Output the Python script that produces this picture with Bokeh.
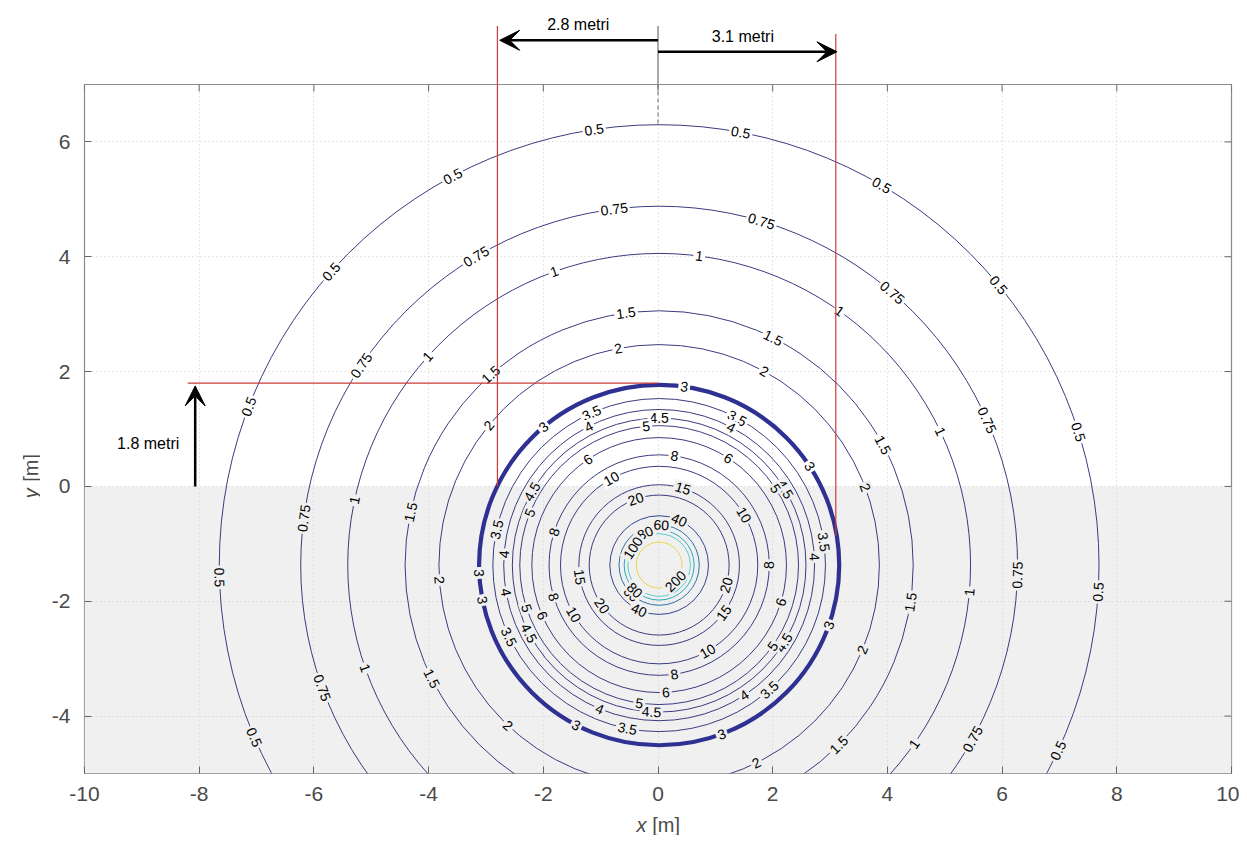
import math
from bokeh.plotting import figure
from bokeh.models import ColumnDataSource, Label, Arrow, VeeHead, BoxAnnotation, FixedTicker, Range1d
from bokeh.layouts import column, row
from bokeh.core.properties import value
from bokeh.embed import file_html
from bokeh.resources import INLINE

# ---------------- data ----------------
levels = [0.5, 0.75, 1, 1.5, 2, 3, 3.5, 4, 4.5, 5, 6, 8, 10, 15, 20, 40, 60, 80, 100, 200]
level_text = ["0.5", "0.75", "1", "1.5", "2", "3", "3.5", "4", "4.5", "5", "6", "8",
              "10", "15", "20", "40", "60", "80", "100", "200"]
radii = [7.67, 6.25, 5.43, 4.43, 3.84, 3.14, 2.90, 2.71, 2.56, 2.43, 2.22, 1.92,
         1.72, 1.40, 1.22, 0.86, 0.70, 0.61, 0.545, 0.40]
center_x = [0.02] * 20
center_y = [-1.37] * 20

xticks = [-10, -8, -6, -4, -2, 0, 2, 4, 6, 8, 10]
yticks = [-4, -2, 0, 2, 4, 6]

left_dist = 2.8     # metri
right_dist = 3.1    # metri
height_dist = 1.8   # metri

# ---------------- styles / label placement ----------------
colors = ["#3a3b80"] * 15 + ["#35448f", "#2f72a8", "#2aa7bd", "#5ccaca", "#e8d64e"]
widths = [1.0] * 20
widths[5] = 4.2
colors[5] = "#2e3192"

label_angles = [
    [98.5, 79.3, 118, 59.6, 138.2, 39.5, 158.9, 17.6, 181.6, -3.5, 203, -24.9],
    [97.2, 73.4, 120.7, 49.4, 146.2, 23.8, 172.5, -1.6, 200, -29],
    [82.6, 109.7, 54.6, 138, 25.4, 168, -5, 199.3, -35],
    [97.5, 63.3, 131.5, 28.2, 168, -8.4, 206.5, -45],
    [100.7, 61.5, 140.7, 20.6, 183.9, -22.6, 226.7, -63.8],
    [82, 130, 33.2, 182.5, 191.2, -19.5, 242.6, -69.7],
    [114, 62, 167.7, 8, 205.5, 259, -48.5],
    [117, 62.3, 176, 3, 190, 247.5, -56.8],
    [90, 150, 31, 207.6, 267, -31.8],
    [95.3, 158, 33.3, 198, 261.8, -35.5],
    [124, 57, 203.4, -87, -16.9],
    [82, 162.5, 0, 196.8, -82],
    [119, 30.5, 210, -60.6],
    [72.7, 188.5, -36.4],
    [109.5, 215.5, -16.6],
    [66, 246],
    [87, 226],
    [113.6, 226],
    [147],
    [-45],
]

GROUND = "#f0f0f0"
FONT = "Liberation Sans"
RED = "#cc3a3a"
TICK = "#666666"
AXC = "#4a4a4a"

W = 1239
BL, BR = 84, 8
LW = 40                 # left strip (y title)
TOP_H = 84              # strip above the axes
FRAME_H = 689
BB = 40
MAIN_H = FRAME_H + BB
BOT_H = 835 - TOP_H - MAIN_H
PX_PER_Y = FRAME_H / 12.0
PX_PER_X = (W - BL - BR) / 20.0


def strip(**kw):
    f = figure(title=None, output_backend="svg", toolbar_location=None,
               x_axis_type=None, y_axis_type=None, **kw)
    f.outline_line_color = None
    f.xgrid.visible = False
    f.ygrid.visible = False
    f.background_fill_color = "white"
    f.border_fill_color = "white"
    return f


# ---------------- main figure ----------------
p = figure(width=W - LW, height=MAIN_H, x_range=(-10, 10), y_range=(-5, 7), title=None,
           output_backend="svg", toolbar_location=None,
           min_border_left=BL - LW, min_border_right=BR, min_border_top=0, min_border_bottom=BB)
p.background_fill_color = "white"
p.border_fill_color = "white"
p.outline_line_color = "#8a8a8a"
p.outline_line_width = 1.2

p.add_layout(BoxAnnotation(top=0, fill_color=GROUND, fill_alpha=1.0, line_color=None, level="image"))

for ax, ticks in ((p.xaxis[0], xticks), (p.yaxis[0], yticks)):
    ax.ticker = FixedTicker(ticks=ticks)
    ax.major_label_overrides = {t: str(t) for t in ticks}
    ax.major_tick_in = 7
    ax.major_tick_out = 0
    ax.minor_tick_line_color = None
    ax.axis_line_color = None
    ax.major_tick_line_color = TICK
    ax.major_label_text_font = FONT
    ax.major_label_text_font_size = "21px"
    ax.major_label_text_color = AXC
p.xaxis[0].major_label_standoff = 13
p.yaxis[0].major_label_standoff = 14

p.xgrid.ticker = FixedTicker(ticks=xticks)
p.ygrid.ticker = FixedTicker(ticks=yticks)
for g in (p.xgrid, p.ygrid):
    g.grid_line_color = "#cfcfcf"
    g.grid_line_dash = "1 3"
    g.grid_line_width = 1

# inward ticks on top and right edges of the box
tl = 7.0
p.segment(x0=xticks, y0=[7] * len(xticks), x1=xticks, y1=[7 - tl / PX_PER_Y] * len(xticks),
          line_color=TICK, line_width=1)
p.segment(x0=[10] * len(yticks), y0=yticks, x1=[10 - tl / PX_PER_X] * len(yticks), y1=yticks,
          line_color=TICK, line_width=1)

# contours
csrc = ColumnDataSource(dict(
    x=center_x, y=center_y,
    w=[2 * r for r in radii], h=[2 * r for r in radii],
    color=colors, lw=widths))
p.ellipse(x="x", y="y", width="w", height="h", source=csrc, fill_color=None,
          line_color="color", line_width="lw")

# contour labels
lx, ly, lt, la, lbg = [], [], [], [], []
for i, angs in enumerate(label_angles):
    for a in angs:
        t = math.radians(a)
        x = center_x[i] + radii[i] * math.cos(t)
        y = center_y[i] + radii[i] * math.sin(t)
        rot = a - 90
        while rot > 90:
            rot -= 180
        while rot <= -90:
            rot += 180
        lx.append(x)
        ly.append(y)
        lt.append(level_text[i])
        la.append(math.radians(rot))
        lbg.append("white" if y > 0 else GROUND)
lsrc = ColumnDataSource(dict(x=lx, y=ly, text=lt, angle=la, bg=lbg))
p.text(x="x", y="y", text="text", angle="angle", source=lsrc,
       text_font=value(FONT), text_font_size="14px", text_color="black",
       text_align="center", text_baseline="middle",
       background_fill_color="bg", padding=2)

# dimension lines inside the axes
p.segment(x0=[-left_dist, right_dist, -8.2], y0=[7, 7, height_dist],
          x1=[-left_dist, right_dist, 0], y1=[0, -0.86, height_dist],
          line_color=RED, line_width=1.2)
p.segment(x0=[0], y0=[7], x1=[0], y1=[6.3], line_color="#666666", line_width=1, line_dash="4 3")

head = dict(size=20, fill_color="black", line_color="black")
p.add_layout(Arrow(x_start=-8.07, y_start=0, x_end=-8.07, y_end=height_dist - 0.05,
                   end=VeeHead(**head), line_color="black", line_width=2.5))
p.add_layout(Label(x=-8.89, y=0.75, text=f"{height_dist} metri", text_font=FONT,
                   text_font_size="16px", text_color="black",
                   text_align="center", text_baseline="middle"))

# ---------------- strip above the axes (dimension arrows) ----------------
top = strip(width=W, height=TOP_H, x_range=p.x_range, y_range=Range1d(7, 7 + TOP_H / PX_PER_Y),
            min_border_left=BL, min_border_right=BR, min_border_top=0, min_border_bottom=0)
top.segment(x0=[-left_dist, right_dist], y0=[8.02, 7.88], x1=[-left_dist, right_dist], y1=[6.9, 6.9],
            line_color=RED, line_width=1.2)
top.segment(x0=[0], y0=[8.02], x1=[0], y1=[6.9], line_color="#555555", line_width=1)
top.add_layout(Arrow(x_start=0, y_start=7.77, x_end=-left_dist + 0.04, y_end=7.77,
                     end=VeeHead(**head), line_color="black", line_width=2.5))
top.add_layout(Arrow(x_start=0, y_start=7.57, x_end=right_dist + 0.02, y_end=7.57,
                     end=VeeHead(**head), line_color="black", line_width=2.5))
txt = dict(text_font=FONT, text_font_size="16px", text_color="black",
           text_align="center", text_baseline="middle")
top.add_layout(Label(x=-1.39, y=8.05, text=f"{left_dist} metri", **txt))
top.add_layout(Label(x=1.48, y=7.84, text=f"{right_dist} metri", **txt))

# ---------------- strip left of the axes (y title) ----------------
left = strip(width=LW, height=MAIN_H, x_range=Range1d(0, LW), y_range=p.y_range,
             min_border_left=0, min_border_right=0, min_border_top=0, min_border_bottom=BB)
tt = dict(text_font=FONT, text_font_size="20px", text_color=AXC, text_baseline="middle")
left.add_layout(Label(x=30, y=-0.03, text="y", text_align="right", angle=math.pi / 2,
                      text_font_style="italic", **tt))
left.add_layout(Label(x=30, y=0.08, text="[m]", text_align="left", angle=math.pi / 2, **tt))

# ---------------- strip below the axes (x title) ----------------
bot = strip(width=W, height=BOT_H, x_range=p.x_range, y_range=Range1d(0, BOT_H),
            min_border_left=BL, min_border_right=BR, min_border_top=0, min_border_bottom=0)
bot.add_layout(Label(x=-0.2, y=BOT_H - 11, text="x", text_align="right",
                     text_font_style="italic", **tt))
bot.add_layout(Label(x=-0.1, y=BOT_H - 11, text="[m]", text_align="left", **tt))

layout = column(top, row(left, p, spacing=0), bot, spacing=0)
open("out.html", "w").write(file_html(layout, INLINE))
━━━━━━━━━━
Would you reproduce the lines above, from the very first through the line containing "from bokeh.resources import INLINE", exactly and without the pictures?

Output the Python script that produces this picture with Bokeh.
import math
from bokeh.plotting import figure
from bokeh.models import ColumnDataSource, Label, Arrow, VeeHead, BoxAnnotation, FixedTicker, Range1d
from bokeh.layouts import column, row
from bokeh.core.properties import value
from bokeh.embed import file_html
from bokeh.resources import INLINE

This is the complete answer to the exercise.